Early in 2005 Andy, Jeremy and I decided to take the plunge and start our own company. We announced our plans for Clearleft in March at South by Southwest and incorporated the company in May. But this week back in September 2005 is when it all began in earnest - we’d quit our full time jobs and started working together for our first clients.
Right off the bat we were an international company - our first project being a social photography platform for a company in Slovenia (thank you EU). We also commenced work on two separate university projects, for Lancaster University Management School and London South Bank University. This was something which has proved a theme throughout Clearleft’s history - so far we’ve worked for at least nine different universities, and continue to do so.

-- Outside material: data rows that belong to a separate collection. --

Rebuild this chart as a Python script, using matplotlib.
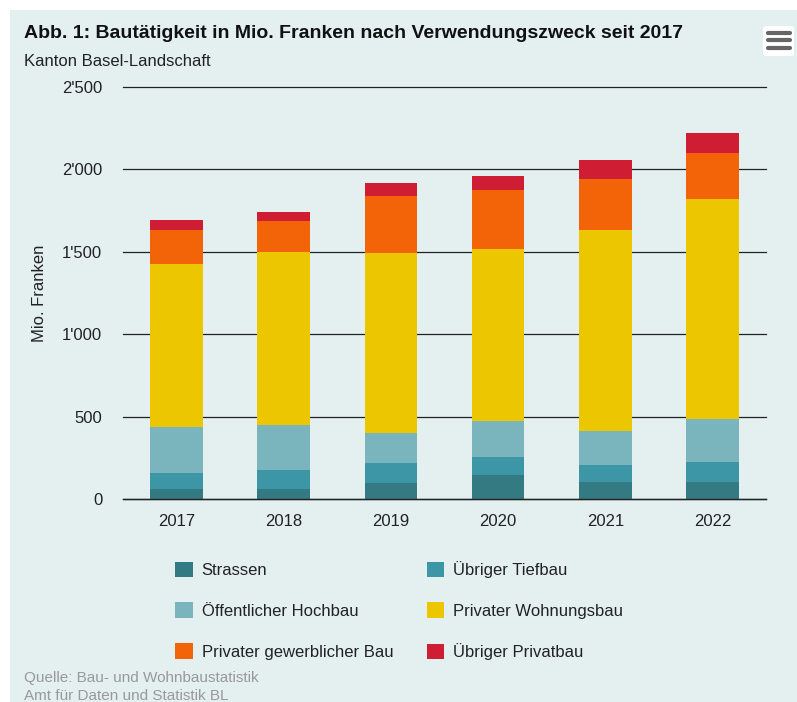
# Bautätigkeit Basel-Landschaft, stacked bars
import numpy as np
import matplotlib.pyplot as plt
from matplotlib.patches import Rectangle, FancyBboxPatch
from matplotlib.ticker import FuncFormatter

plt.rcParams['font.family'] = ['Liberation Sans', 'DejaVu Sans']

years = ['2017', '2018', '2019', '2020', '2021', '2022']

# Mio. Franken
strassen = [63, 63, 99, 144, 101, 101]
tiefbau = [96, 114, 121, 109, 103, 122]
hochbau = [278, 273, 181, 223, 211, 261]
wohnungsbau = [992, 1046, 1089, 1044, 1220, 1334]
gewerbe = [206, 193, 346, 358, 304, 281]
privatbau = [60, 55, 79, 79, 121, 119]

series = [
    ('Strassen', strassen, '#337a83'),
    ('Übriger Tiefbau', tiefbau, '#3d96a5'),
    ('Öffentlicher Hochbau', hochbau, '#7ab5be'),
    ('Privater Wohnungsbau', wohnungsbau, '#ecc700'),
    ('Privater gewerblicher Bau', gewerbe, '#f26407'),
    ('Übriger Privatbau', privatbau, '#cf1e33'),
]

W, H = 797, 702
fig = plt.figure(figsize=(W / 100, H / 100), dpi=100, facecolor='white')

# light panel behind everything
fig.patches.append(Rectangle((10 / W, 0), 1 - 10 / W, 1 - 10 / H, transform=fig.transFigure,
                             facecolor='#e4f0f0', edgecolor='none', zorder=-10))

ax = fig.add_axes([123 / W, 1 - 499 / H, (766 - 123) / W, (499 - 87) / H])
ax.set_facecolor('none')
ax.set_zorder(1)

x = np.arange(len(years))
bottom = np.zeros(len(years))
for name, vals, color in series:
    ax.bar(x, vals, width=0.49, bottom=bottom, color=color, label=name, zorder=3)
    bottom += np.array(vals)

ax.set_ylim(0, 2500)
ax.set_xlim(-0.5, len(years) - 0.5)
ax.set_yticks(range(0, 2501, 500))
ax.yaxis.set_major_formatter(FuncFormatter(lambda v, p: '{:,}'.format(int(v)).replace(',', "'")))
ax.set_xticks(x)
ax.set_xticklabels(years)
ax.grid(axis='y', color='#222222', linewidth=0.9, zorder=1)
for gl in ax.get_ygridlines():
    gl.set_clip_on(False)
ax.axhline(0, color='#222222', linewidth=1.0, zorder=4, clip_on=False)
for s in ax.spines.values():
    s.set_visible(False)
ax.tick_params(axis='both', length=0, labelsize=12, colors='#222222')
ax.tick_params(axis='y', pad=15)
ax.tick_params(axis='x', pad=11)
ax.set_ylabel('Mio. Franken', fontsize=12, color='#222222', labelpad=11)

# titles
fig.text(24 / W, 1 - 33 / H, 'Abb. 1: Bautätigkeit in Mio. Franken nach Verwendungszweck seit 2017',
         fontsize=14, fontweight='bold', color='#111111', va='center')
fig.text(24 / W, 1 - 61 / H, 'Kanton Basel-Landschaft', fontsize=12, color='#222222', va='center')

# legend, two columns filled row by row
handles, labels = ax.get_legend_handles_labels()
order = [0, 2, 4, 1, 3, 5]
fig.legend([handles[i] for i in order], [labels[i] for i in order], ncol=2, loc='upper left',
           bbox_to_anchor=(160 / W, 1 - 546 / H), frameon=False, fontsize=12, handlelength=1.05,
           handleheight=1.05, handletextpad=0.55, columnspacing=2.0, labelspacing=1.47,
           labelcolor='#222222')

# source
fig.text(24 / W, 1 - 678 / H, 'Quelle: Bau- und Wohnbaustatistik', fontsize=11, color='#999999', va='center')
fig.text(24 / W, 1 - 696 / H, 'Amt für Daten und Statistik BL', fontsize=11, color='#999999', va='center')

# menu button
fig.patches.append(FancyBboxPatch((763 / W, 1 - 56 / H), 31 / W, 30 / H, transform=fig.transFigure,
                                  boxstyle='round,pad=0,rounding_size=0.004', facecolor='white',
                                  edgecolor='none', zorder=2))
for yy in (33, 40, 48):
    fig.add_artist(plt.Line2D([768 / W, 790 / W], [1 - yy / H] * 2, transform=fig.transFigure,
                              color='#666666', linewidth=3, solid_capstyle='round', zorder=3))

fig.savefig('out.png', dpi=100, facecolor='white')
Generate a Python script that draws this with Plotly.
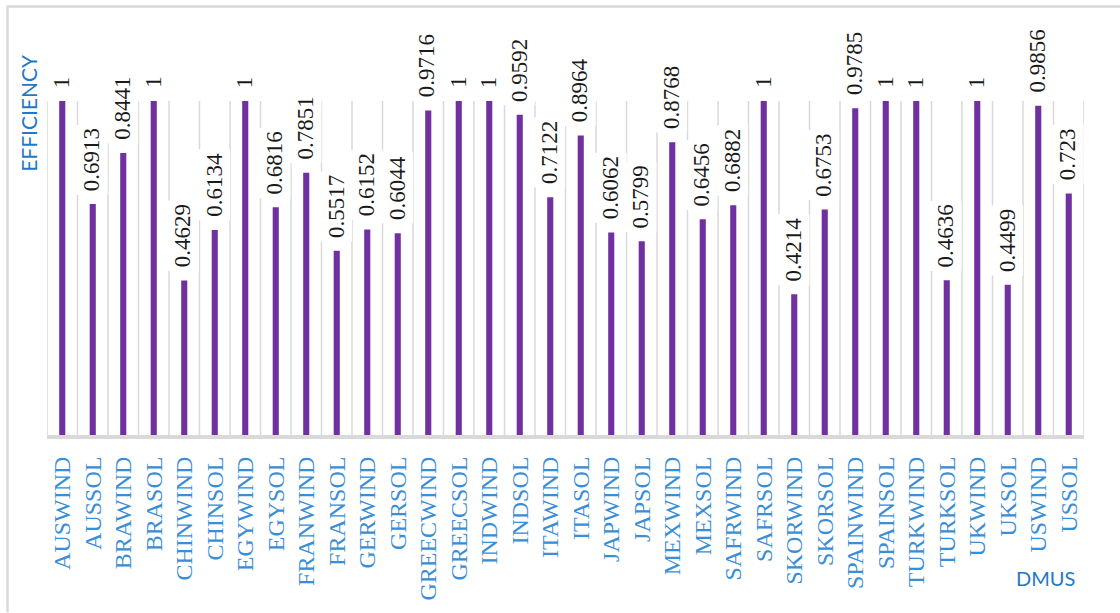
import plotly.graph_objects as go

categories = ["AUSWIND", "AUSSOL", "BRAWIND", "BRASOL", "CHINWIND", "CHINSOL", "EGYWIND", "EGYSOL",
              "FRANWIND", "FRANSOL", "GERWIND", "GERSOL", "GREECWIND", "GREECSOL", "INDWIND", "INDSOL",
              "ITAWIND", "ITASOL", "JAPWIND", "JAPSOL", "MEXWIND", "MEXSOL", "SAFRWIND", "SAFRSOL",
              "SKORWIND", "SKORSOL", "SPAINWIND", "SPAINSOL", "TURKWIND", "TURKSOL", "UKWIND", "UKSOL",
              "USWIND", "USSOL"]
efficiency = [1, 0.6913, 0.8441, 1, 0.4629, 0.6134, 1, 0.6816,
              0.7851, 0.5517, 0.6152, 0.6044, 0.9716, 1, 1, 0.9592,
              0.7122, 0.8964, 0.6062, 0.5799, 0.8768, 0.6456, 0.6882, 1,
              0.4214, 0.6753, 0.9785, 1, 1, 0.4636, 1, 0.4499,
              0.9856, 0.723]
value_labels = [f"{v:g}" for v in efficiency]

W, H = 1120, 613
L, R, T, B = 46.5, 1084, 101, 440
PW, PH = R - L, B - T

def px(x):
    return (x - L) / PW

def py(y):
    return (B - y) / PH

PURPLE = "#7030A0"
BLUE = "#1F78C8"
TICKBLUE = "#3A8ED6"
GRID = "#d9d9d9"

fig = go.Figure()
fig.add_trace(go.Bar(x=categories, y=efficiency, marker_color=PURPLE, width=0.2,
                     marker_line_width=0, hoverinfo="x+y"))

shapes = []
n = len(categories)
for i in range(n + 1):
    shapes.append(dict(type="line", xref="x", yref="y", x0=i - 0.5, x1=i - 0.5, y0=0, y1=1,
                       line=dict(color=GRID, width=1.5), layer="below"))
# outer border (left and top)
shapes.append(dict(type="line", xref="paper", yref="paper", x0=px(7), x1=px(7), y0=py(5), y1=py(620),
                   line=dict(color=GRID, width=2.5)))
shapes.append(dict(type="line", xref="paper", yref="paper", x0=px(6), x1=px(1130), y0=py(5), y1=py(5),
                   line=dict(color=GRID, width=2.5)))

annotations = []
for c, v, t in zip(categories, efficiency, value_labels):
    annotations.append(dict(x=c, y=v, xref="x", yref="y", text=t, showarrow=False,
                            textangle=-90, yanchor="bottom", xanchor="center", yshift=9, xshift=-1,
                            bgcolor="white", borderpad=3,
                            font=dict(family="Liberation Serif", size=23, color="#1a1a1a")))
annotations.append(dict(x=px(28.5), y=py(113), xref="paper", yref="paper", text="EFFICIENCY",
                        showarrow=False, textangle=-90, xanchor="center", yanchor="middle",
                        font=dict(family="Lato", size=21, color=BLUE)))
annotations.append(dict(x=px(1045), y=py(585), xref="paper", yref="paper", text="DMUS",
                        showarrow=False, xanchor="center", yanchor="middle",
                        font=dict(family="Lato", size=20, color=BLUE)))

fig.update_layout(
    width=W, height=H,
    margin=dict(l=L, r=W - R, t=T, b=H - B, pad=0),
    paper_bgcolor="white", plot_bgcolor="white",
    showlegend=False,
    shapes=shapes, annotations=annotations,
    bargap=0.8,
    xaxis=dict(type="category", range=[-0.5, n - 0.5], showgrid=False, zeroline=False,
               showline=True, linecolor=GRID, linewidth=4, ticks="",
               tickangle=-90, ticklabelstandoff=8,
               tickfont=dict(family="Liberation Serif", size=24, color=TICKBLUE)),
    yaxis=dict(range=[0, 1], visible=False, showgrid=False, zeroline=False),
)

fig.write_html("out.html")
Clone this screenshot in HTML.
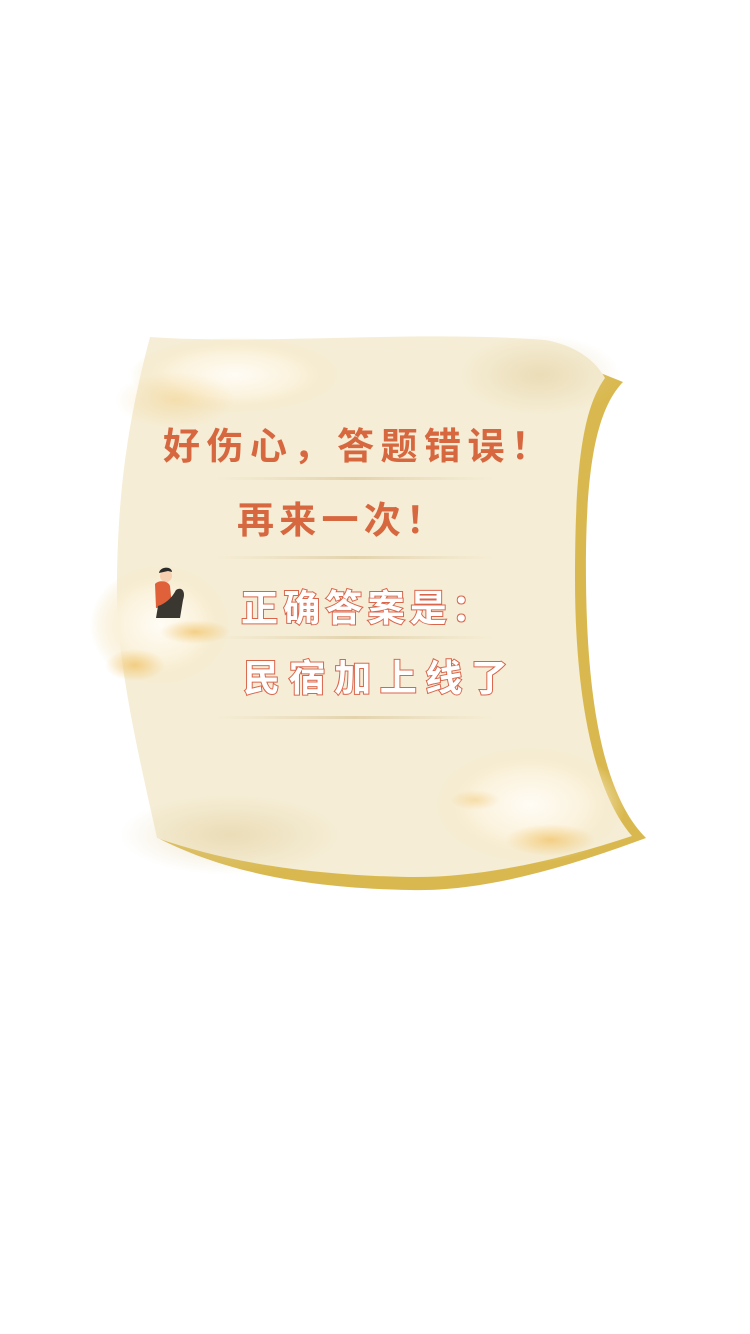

It’s been fascinating looking back through our early clients. We worked with a lot of exciting new dotcom start-ups - they were still a thing in the mid-2000s - as well as many third sector organisations. Charities and the public sector were a feature of our first business plan, and ever since then we’ve strived to work with organisations where we can make a difference to both the outside world and within the company. Another source of pride is just how many household names we’ve worked with over the years - and in really significant ways - Spotify, WWF, BBC, John Lewis,Gumtree, Channel 4, Penguin Books, Virgin Holidays and the Natural History Museum to name just a few.
Our first business cards stated that “we make websites better”. This modest goal deliberately hinted at our dedication to user-centred design and forward-looking front-end development. That commitment still stands, but a significant difference is that we now look to improve things from the inside: working closely with in-house design teams, we try to make them better too. In hindsight this is an approach we’ve long recognised makes a longer term impact, as demonstrated by our pioneering approaches to design systems and what is now known as design ops.
Right from those first months together in 2005, we’ve had improving the practice of design at the forefront of our minds, from Jeremy’s early Ajax workshops to Andy’s curation of the first d.Construct conference only three months in, and with UX London just three years later (a huge gamble at the time).
Ask anyone who’s worked with, or for, Clearleft and they’ll say it’s all about the people. While growing from three people, to a team closer to 30, we’ve managed to attract and retain the very best. Not just the most experienced and skilled, but the most dedicated and nicest people to work with. If we’ve done anything right over the last 15 years it’s been that.
And as we negotiate our way through this tumultuous year, it’s the strong relationships we’ve made with our clients and their people, which are seeing us through what could otherwise be tough times.
On that note I would like to raise a glass to friends and colleagues from the past 15 years, and to the next 15 years of Clearleft as we move towards a new phase in our history.